Two members of the [ACC] specifically reported
that they should see the actual pool plans or
a photograph from the pool manufacturer
showing the style of the pool. In addition,
one member of the [ACC] felt that he needed to
see landscaping plans for screening the pool
before he could approve it, and another [ACC]
member felt that the pool might be too close
to the side lot line as it appeared on the
Plaintiffs' application. The [ACC] also
reported that they might consider the matter
again based upon a proper and complete
application.
. . .
16. Based upon the testimony and
documentary evidence presented by the
Defendant (which was not presented at the
first hearing of this case), the Court finds
as a fact that the [ACC] based its decision to
disapprove the Plaintiffs' application on the
fact that the above-ground pool and fence
requested did not meet the general scheme and
plan of development for the Chesney Glen
community . . . .
I believe the majority's ruling would be correct on this issue if
it was simply concluding that valid reasons existed for the ACC to
deny plaintiffs' application. However, the majority is using these
findings to support its conclusion that the ACC did not act
unreasonably in withholding approval of plaintiffs' application.
In my opinion, the record lacks any showing, and the trial court
made no findings of fact, that these legitimate reasons for denial
were ever communicated to the plaintiffs prior to the second
hearing in front of the trial court on 4 March 1998. The majority
states that: The covenants contain no requirement that approvalor disapproval be 'reasonably communicated,' but only that approval
not be 'unreasonably withheld. Following this line of reasoning,
an architectural review committee could give a landowner any reason
it wished, no matter how ridiculous, or no reason at all for
denying an application, so long as valid reasons existed that could
be presented to a judge in a later court hearing. I believe that
the majority's construction of unreasonably withheld and
specifically approve or disapprove in the present case is not a
strict construction against limitations on the beneficial use of
plaintiffs' property as required by Boiling Spring Lakes, 27 N.C.
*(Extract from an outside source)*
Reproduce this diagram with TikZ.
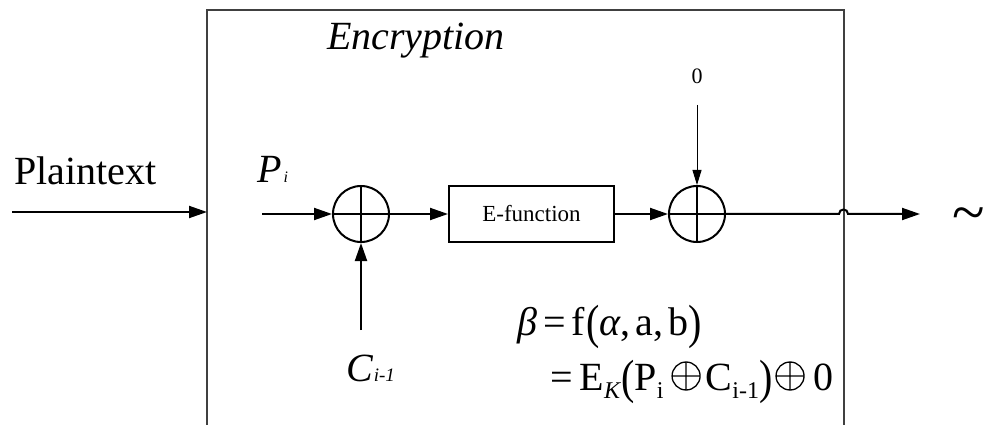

App. at 195, 218 S.E.2d at 478. I believe a reasonable
construction against limitations on the beneficial use of property
is one which requires the ACC to give notice to the applicant of
valid reasons why the application was denied. As in Rainwater and
Smith, plaintiffs should have been given valid reasons for denial
so that they could have worked with the ACC to remedy the problems
with their application, if possible. Accordingly, I would reverse
the judgment of the trial court on this issue.